Ros-Lehtinen actually takes positions that are often worse than those of the Israeli government. One of her donors is Irving Moskovitz, the gambling magnate who finances settlements in East Jerusalem, and she has called for the United States to defund the UN’s Palestinian refugee agency, which successive Israeli governments have appreciated because, in effect, it has shifted much of the financial burden in the Occupied Territories to the international community.
Ros-Lehtinen’s actions, in opposing multilateralism, will not likely result in a political disadvantage for the Republicans. The Obama administration pays lip service to the UN and multilateral obligations. But the failure of the Democrats after two years control of the White House and Capitol Hill to ratify crucial multilateral instruments on child soldiers, land mines, or the Law of the Sea suggests that the administration’s heart was not really in it. Certainly the chances of any of these treaties passing in the balance of this presidential term are somewhat minimal.
The Broader Attack
In the past, critics have rounded on the secretary general as the symbol of the UN. Much of the fury directed at Kofi Annan followed his admission, when backed into a corner by a BBC reporter, that the invasion of Iraq was illegal. Kofi Annan was African and radiated numinous trustworthiness, which is of course why UN opponents went to such efforts to go after him personally during the “Oil For Food” imbroglio. Significantly, Ros-Lehtinen called one of the attorneys involved in the commission investigating these allegations, Robert Appleton, as a “prosecution witness” this week in her hearing on the UN.

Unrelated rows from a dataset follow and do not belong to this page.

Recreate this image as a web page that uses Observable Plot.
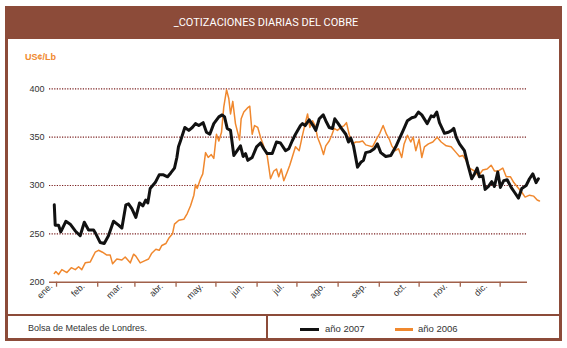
<!DOCTYPE html>
<html><head><meta charset="utf-8">
<script src="https://cdn.jsdelivr.net/npm/d3@7"></script>
<script src="https://cdn.jsdelivr.net/npm/@observablehq/plot@0.6"></script>
<style>
html,body{margin:0;padding:0;background:#fff;}
#wrap{position:relative;width:567px;height:348px;overflow:hidden;font-family:"Liberation Sans",Arial,sans-serif;}
.frame{position:absolute;left:5px;top:6px;width:551px;height:329px;border:3px solid #8C4B39;}
.band{position:absolute;left:5px;top:6px;width:557px;height:33px;background:#8C4B39;}
.title{position:absolute;left:0;top:6px;width:532px;height:33px;line-height:33px;text-align:center;color:#fff;font-family:Roboto,sans-serif;font-size:11px;}
.hdiv{position:absolute;left:5px;top:313.5px;width:557px;height:2.5px;background:#8C4B39;}
.vdiv{position:absolute;left:265.7px;top:315px;width:2.6px;height:25px;background:#8C4B39;}
.unit{position:absolute;left:25px;top:52px;color:#F0882E;font-weight:bold;font-size:9px;}
.src{position:absolute;left:28px;top:323px;font-size:9px;color:#333;}
.lg{position:absolute;top:322.5px;font-size:9.5px;color:#333;}
.sw{position:absolute;top:327.5px;height:3px;}
#chart{position:absolute;left:0;top:0;z-index:2;}
#chart svg{overflow:visible;}
g[aria-label="x-axis tick label"] text, g[aria-label="x-axis"] text{font-size:9px;}
g[aria-label="x-axis tick label"]{transform:translate(-14px,3px);}
g[aria-label="x-axis tick"] path, g[aria-label="x-axis"] line{stroke:#A0604A;stroke-width:1.3;}
</style>
</head><body>
<div id="wrap">
  <div class="frame"></div>
  <div class="band"></div>
  <div class="title">_COTIZACIONES DIARIAS DEL COBRE</div>
  <div class="hdiv"></div>
  <div class="vdiv"></div>
  <div class="unit">US¢/Lb</div>
  <div class="src">Bolsa de Metales de Londres.</div>
  <div class="sw" style="left:300px;width:19px;background:#111;"></div>
  <div class="lg" style="left:325px;">año 2007</div>
  <div class="sw" style="left:395px;width:18px;background:#F0882E;"></div>
  <div class="lg" style="left:418px;">año 2006</div>
  <div id="chart"></div>
</div>
<script>
const monthStarts = [0,31,59,90,120,151,181,212,243,273,304,334];
const monthLabels = ["ene.","feb.","mar.","abr.","may.","jun.","jul.","ago.","sep.","oct.","nov.","dic."];
const yTicks = [200,250,300,350,400];
const gridLevels = [250,300,350,400];
const xExtent = [-5.3, 354.6];

// año 2007 (day of year, US¢/Lb)
const day2007 = [-1.7,-1.0,1.5,3.2,7.0,10.3,14.1,17.8,20.9,24.1,27.9,29.6,32.9,35.9,39.1,42.9,46.7,49.2,52.2,54.2,56.7,59.7,62.5,65.0,67.2,68.7,70.5,74.3,77.3,80.5,83.6,86.0,88.8,90.6,91.8,
93.3,96.6,99.6,102.2,104.6,107.1,110.4,112.9,115.4,118.4,122.2,124.7,126.5,128.5,131.0,133.5,136.0,138.5,140.5,142.3,144.0,147.3,150.6,153.6,156.1,158.6,162.4,165.6,168.6,172.4,174.9,177.4,179.9,183.7,
185.2,187.2,190.2,193.2,195.2,197.8,200.8,202.7,205.3,207.8,209.5,212.1,214.5,217.8,219.8,221.5,223.6,226.6,229.1,231.1,232.8,235.9,239.2,241.6,244.1,247.9,251.7,255.4,258.0,261.0,264.2,267.5,270.0,272.5,275.0,
279.1,282.1,284.0,286.3,288.3,292.1,295.1,297.6,299.1,300.9,303.4,307.1,309.6,312.6,314.7,316.7,318.4,320.9,322.7,325.2,327.7,329.7,332.2,334.2,336.7,339.3,342.3,344.8,347.8,350.3,353.6,356.1,358.6,361.1,362.8];
const price2007 = [280,259,259,252,263,260,253,248,262,254,254,250,241,240,248,263,259,256,280,281,276,267,282,279,285,282,297,303,311,311,309,313,318,329,340,
346,360,357,360,364,362,365,355,353,364,371,373,371,359,357,331,336,341,330,333,326,329,340,344,338,333,333,345,344,336,338,346,353,362,
364,362,368,362,357,369,373,367,360,359,369,364,359,353,345,349,341,319,324,326,334,335,338,343,334,330,331,340,348,357,367,370,371,376,373,
364,372,371,376,365,354,355,357,359,350,343,336,322,307,312,318,309,310,296,299,304,299,314,298,305,306,298,293,287,297,300,307,312,303,307];

// año 2006 (day of year, US¢/Lb)
const day2006 = [-1.7,-0.5,1.5,4.0,7.8,11.1,14.1,16.6,19.0,21.6,25.4,29.1,31.6,34.6,37.9,40.4,42.2,45.4,49.2,51.7,55.5,58.0,59.7,63.0,66.2,69.3,71.7,74.8,77.3,79.3,82.3,84.8,87.3,88.8,92.1,95.8,98.4,100.9,103.4,104.6,105.9,108.4,110.1,112.2,114.2,116.5,118.4,120.4,122.2,124.2,125.9,128.0,129.7,131.0,132.7,134.7,137.8,139.0,141.0,143.6,145.5,147.3,149.1,151.5,153.6,156.1,158.6,161.1,163.6,165.6,167.3,169.2,171.1,173.7,175.6,177.4,179.9,182.7,185.2,187.2,189.0,190.7,192.7,194.7,196.5,199.0,201.0,202.7,205.3,207.2,209.0,211.5,214.0,216.6,218.3,220.3,222.8,225.3,227.9,230.4,232.8,235.4,237.9,240.9,243.4,245.9,248.4,250.5,252.4,255.0,257.5,259.9,261.7,264.2,266.7,268.5,270.5,273.0,275.0,277.0,280.0,283.3,286.6,289.6,293.4,297.1,300.9,303.4,305.9,308.4,310.9,314.7,317.7,320.9,324.2,327.2,329.7,332.7,336.0,338.6,341.8,344.3,347.3,350.3,352.8,356.1,359.3,361.9,363.6];
const price2006 = [209,211,208,213,210,215,213,216,213,220,221,231,233,231,228,228,219,224,223,226,220,229,227,220,222,224,230,234,233,238,240,246,250,260,264,265,271,279,290,301,297,307,312,334,329,332,328,353,346,355,381,399,390,374,387,364,347,369,376,380,382,353,362,360,350,340,331,307,315,317,309,317,305,314,321,329,340,336,352,364,374,360,367,362,350,341,332,341,346,352,359,357,360,362,365,353,343,345,345,346,342,341,340,348,354,362,353,348,341,336,338,329,343,352,345,350,336,348,329,340,343,345,350,345,341,340,334,330,331,326,318,315,310,316,317,321,315,315,318,309,309,303,298,293,288,290,289,285,284];

const s2007 = day2007.map((d,i)=>({d, v: price2007[i]}));
const s2006 = day2006.map((d,i)=>({d, v: price2006[i]}));

const chart = Plot.plot({
  width: 567, height: 348,
  marginLeft: 49, marginRight: 40, marginTop: 88.3, marginBottom: 66.3,
  style: {background: "transparent", color: "#333", fontFamily: "'Liberation Sans', Arial, sans-serif", fontSize: "9px", overflow: "visible"},
  x: {domain: xExtent, ticks: monthStarts, tickFormat: d => monthLabels[monthStarts.indexOf(d)], tickRotate: -45, tickSize: 5, tickPadding: 3, label: null},
  y: {domain: [200, 400], ticks: yTicks, tickSize: 0, tickPadding: 5, label: null},
  marks: [
    Plot.ruleY(gridLevels, {stroke: "#7A1F1F", strokeWidth: 1.2, strokeDasharray: "1.2,1.4"}),
    Plot.ruleY([200], {stroke: "#A0604A", strokeWidth: 1.5}),
    Plot.line(s2006, {x: "d", y: "v", stroke: "#F0882E", strokeWidth: 1.5}),
    Plot.line(s2007, {x: "d", y: "v", stroke: "#111", strokeWidth: 3, strokeLinejoin: "round"})
  ]
});
document.getElementById("chart").appendChild(chart);
// the first month label sits a little further right in the reference
const firstLabel = chart.querySelector('g[aria-label="x-axis tick label"] text') || chart.querySelector('g[aria-label="x-axis"] .tick text');
if (firstLabel) {
  const t = firstLabel.getAttribute("transform") || "";
  firstLabel.setAttribute("transform", "translate(9,0) " + t);
}
</script>
</body></html>
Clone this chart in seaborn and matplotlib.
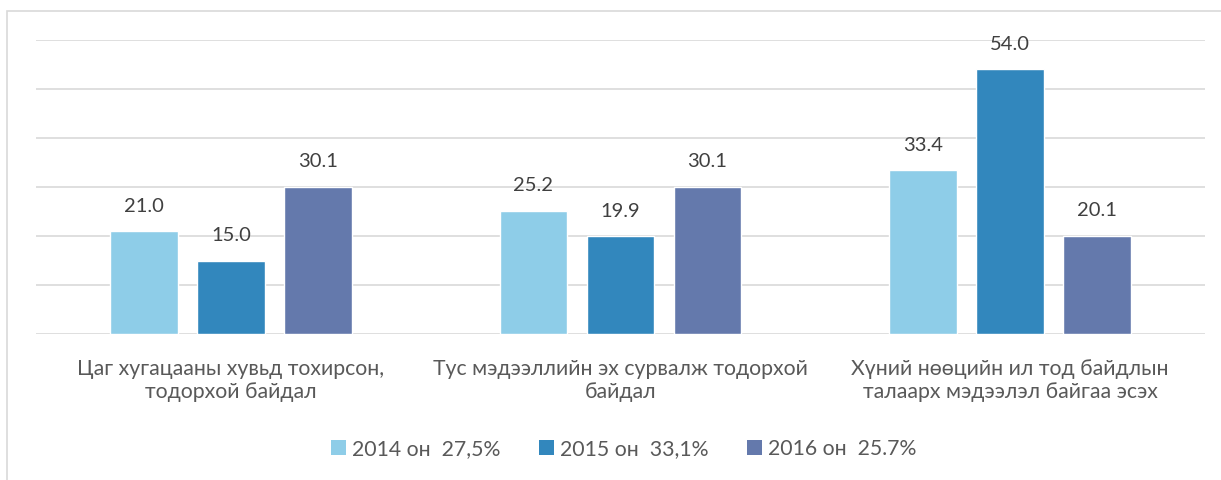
import matplotlib
matplotlib.use("Agg")
import matplotlib.pyplot as plt
import seaborn as sns
import pandas as pd
from matplotlib.patches import Patch, Rectangle

categories = ["Цаг хугацааны хувьд тохирсон,\nтодорхой байдал",
              "Тус мэдээллийн эх сурвалж тодорхой\nбайдал",
              "Хүний нөөцийн ил тод байдлын\nталаарх мэдээлэл байгаа эсэх"]
series = ["2014 он  27,5%", "2015 он  33,1%", "2016 он  25.7%"]
v2014 = [21.0, 25.2, 33.4]
v2015 = [15.0, 19.9, 54.0]
v2016 = [30.1, 30.1, 20.1]
colors = ["#8ECDE8", "#3287BD", "#6479AC"]

rows = []
for s, vals in zip(series, [v2014, v2015, v2016]):
    for c, v in zip(categories, vals):
        rows.append({"cat": c, "series": s, "value": v})
df = pd.DataFrame(rows)

sns.set_theme(style="white")
plt.rcParams['font.family'] = ['Lato', 'DejaVu Sans']
text_color = "#595959"

fig = plt.figure(figsize=(12.21, 4.8), dpi=100)
ax = fig.add_axes([36/1221, 1-334/480, (1205-36)/1221, (334-40)/480])

sns.barplot(data=df, x="cat", y="value", hue="series", palette=colors,
            width=0.67, gap=0.22, ax=ax, legend=False, saturation=1)

ax.set_ylim(0, 60)
ax.set_yticks(range(0, 61, 10))
ax.yaxis.grid(True, color="#D9D9D9", linewidth=1.2)
ax.set_axisbelow(True)
for sp in ax.spines.values():
    sp.set_visible(False)
ax.tick_params(axis='y', left=False, labelleft=False)
ax.tick_params(axis='x', bottom=False, pad=12, labelsize=15.3, labelcolor=text_color)
for lbl in ax.get_xticklabels():
    lbl.set_linespacing(1.2)
ax.set_xlabel("")
ax.set_ylabel("")

for cont in ax.containers:
    for bar in cont:
        h = bar.get_height()
        ax.annotate(f"{h:.1f}", (bar.get_x() + bar.get_width()/2, h),
                    xytext=(0, 18), textcoords="offset points",
                    ha="center", va="center", fontsize=14.5, color="#404040")

handles = [Patch(facecolor=c, edgecolor='none') for c in colors]
fig.legend(handles, series, loc="center", bbox_to_anchor=(624/1221, 1-449/480),
           ncol=3, frameon=False, fontsize=15.3, labelcolor=text_color,
           handlelength=0.7, handleheight=0.7, handletextpad=0.3,
           columnspacing=1.8)

fig.patches.append(Rectangle((7/1221, -0.1), 1.2, 1-11/480+0.1,
                             transform=fig.transFigure, fill=False,
                             edgecolor="#D9D9D9", linewidth=1.2))

fig.savefig("out.png", dpi=100)
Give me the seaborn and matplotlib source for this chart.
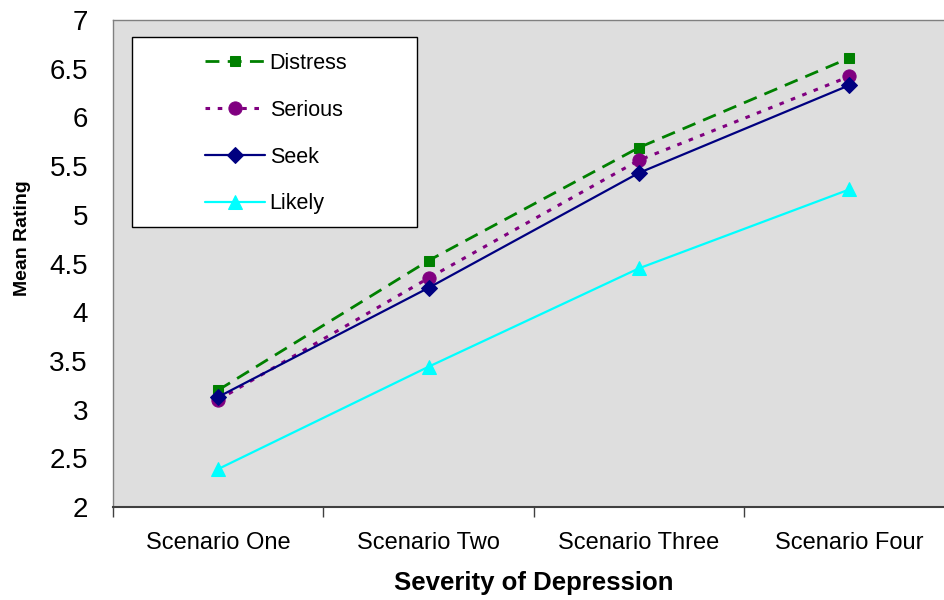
import matplotlib
matplotlib.use("Agg")
import matplotlib.pyplot as plt
from matplotlib.patches import Rectangle
import seaborn as sns
import pandas as pd

categories = ["Scenario One", "Scenario Two", "Scenario Three", "Scenario Four"]
distress = [3.20, 4.53, 5.69, 6.61]
serious = [3.10, 4.35, 5.56, 6.42]
seek = [3.13, 4.25, 5.43, 6.33]
likely = [2.39, 3.44, 4.45, 5.26]
y_ticks = [2, 2.5, 3, 3.5, 4, 4.5, 5, 5.5, 6, 6.5, 7]

sns.set_theme(style="white")
plt.rcParams['font.family'] = ['Liberation Sans', 'DejaVu Sans']
plt.rcParams['text.color'] = 'black'
plt.rcParams['axes.labelcolor'] = 'black'
plt.rcParams['xtick.color'] = 'black'
plt.rcParams['ytick.color'] = 'black'

series = {"Distress": distress, "Serious": serious, "Seek": seek, "Likely": likely}
rows = []
for name, vals in series.items():
    for i, (c, v) in enumerate(zip(categories, vals)):
        rows.append({"Scenario": c, "idx": i, "Measure": name, "Rating": v})
df = pd.DataFrame(rows)

styles = {
    "Distress": dict(color="#008000", marker="s", ls=(0, (5, 3)), ms=6.5, lw=2),
    "Serious": dict(color="#800080", marker="o", ls=(0, (1.5, 2.5)), ms=9.5, lw=2.2),
    "Seek": dict(color="#000080", marker="D", ls="-", ms=8, lw=1.6),
    "Likely": dict(color="#00FFFF", marker="^", ls="-", ms=10, lw=1.6),
}

W, H = 945, 600
fig = plt.figure(figsize=(9.45, 6.0), dpi=100)
ax = fig.add_axes([113/W, 1 - 507/H, 1 - 113/W + 0.01, (507 - 20)/H])
ax.set_facecolor("#dedede")

for name in series:
    sub = df[df["Measure"] == name]
    st = styles[name]
    sns.lineplot(data=sub, x="idx", y="Rating", ax=ax, color=st["color"],
                 marker=st["marker"], markersize=st["ms"], linestyle=st["ls"],
                 linewidth=st["lw"], markeredgecolor=st["color"], label=name,
                 errorbar=None, zorder=3)

ax.set_xlim(-0.5, 3.5)
ax.set_ylim(2, 7)
ax.set_yticks(y_ticks)
ax.set_yticklabels([f"{t:g}" for t in y_ticks], fontsize=20)
ax.set_xticks([0, 1, 2, 3])
ax.set_xticklabels(categories, fontsize=17)
ax.set_xticks([-0.5, 0.5, 1.5, 2.5, 3.5], minor=True)
ax.tick_params(axis="x", which="major", length=0, pad=18)
ax.tick_params(axis="x", which="minor", length=7, width=1, color="#404040", direction="out", bottom=True)
ax.tick_params(axis="y", which="major", length=0, pad=18)

for side in ["top", "left"]:
    ax.spines[side].set_color("#808080")
    ax.spines[side].set_linewidth(1)
ax.spines["bottom"].set_color("#404040")
ax.spines["bottom"].set_linewidth(1.5)
ax.spines["right"].set_visible(False)

ax.set_xlabel("Severity of Depression", fontsize=18.5, fontweight="bold", labelpad=12)
ax.set_ylabel("Mean Rating", fontsize=14, fontweight="bold")
ax.yaxis.set_label_coords(-(113 - 32) / 832, (507 - 238) / 487)

# legend box
ax.add_patch(Rectangle((132/W, 1 - 227/H), (417 - 132)/W, (227 - 37)/H,
                       transform=fig.transFigure, facecolor="white",
                       edgecolor="black", linewidth=1, zorder=4, clip_on=False))
leg = ax.legend(loc="upper left", bbox_to_anchor=(205/W, 1 - 53/H),
                bbox_transform=fig.transFigure,
                frameon=False, fontsize=15.5, handlelength=2.8,
                labelspacing=1.2, borderpad=0, handletextpad=0.2,
                borderaxespad=0)
leg.set_zorder(5)

fig.savefig("out.png", dpi=100)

The latest attacks on the secretary general come from Inga Brit Ahlenius, the Swedish former head of the UN’s Office of Internal Oversight Services (OIOS). Last year, Ahlenius sent a scathing but disjointed attack on Ban Ki Moon that focused largely on his refusal to authorize the appointment of Appleton as head of investigations in her office. Ban’s official reason was that Ahlenius refused to abide by UN rules designed to ensure gender balance by submitting a shortlist that included any women. Appleton’s appearance for Ros-Lehtinen certainly lends Ban’s refusal additional retrospective legitimacy. Appleton was under suspicion of being a consistent source of leaks of half-digested and ill-substantiated inquiries of the type that OIOS was notorious for.
This week in Sweden, Ahlenius released her memoirs in what appears to be an attempt to capitalize on Capitol Hill’s revived anti-UN mood and the appearance of her would-be protégé there. However, in Sweden, where she had been previously fired from a similar job in the government, Ahlenius attracted little interest from the Swedish media, and her crusading image was almost simultaneously tarnished with a report that she had stifled whistleblowers herself.
Given the new climate of UN-phobia on Capitol Hill, some of Ahlenius’s accusations will be recycled as part of Ros-Lehtinen’s repetition of the perennial call for UN “reform.” Such calls are usually accompanied by the mantra of alleged “waste, mismanagement, and corruption” at the UN.
U.S. critics of the organization seem to blithely ignore the beam in their own eye to concentrate on the mote in the UN’s. Certainly over the years, the UN has wasted millions of dollars. But the United States has wasted tens of billions of dollars. The United States, for instance, admits that it cannot account for $10 billion dollars in surpluses from the UN Oil For Food Program. Calls for UN “reform” are tendentious. There is little doubt that the organization needs modernization, but that would involve revision of the Charter and the consent of other members. The critics’ definition of waste is money spent on projects that they disagree with, even if, for example, they are peacekeeping missions that the U.S. delegation has suggested or supported.
As this campaign revs up, Ros-Lehtinen and her colleagues should be challenged from the beginning on their premises. They do not want to reform the organization: they want to control it or, barring that, starve it to death.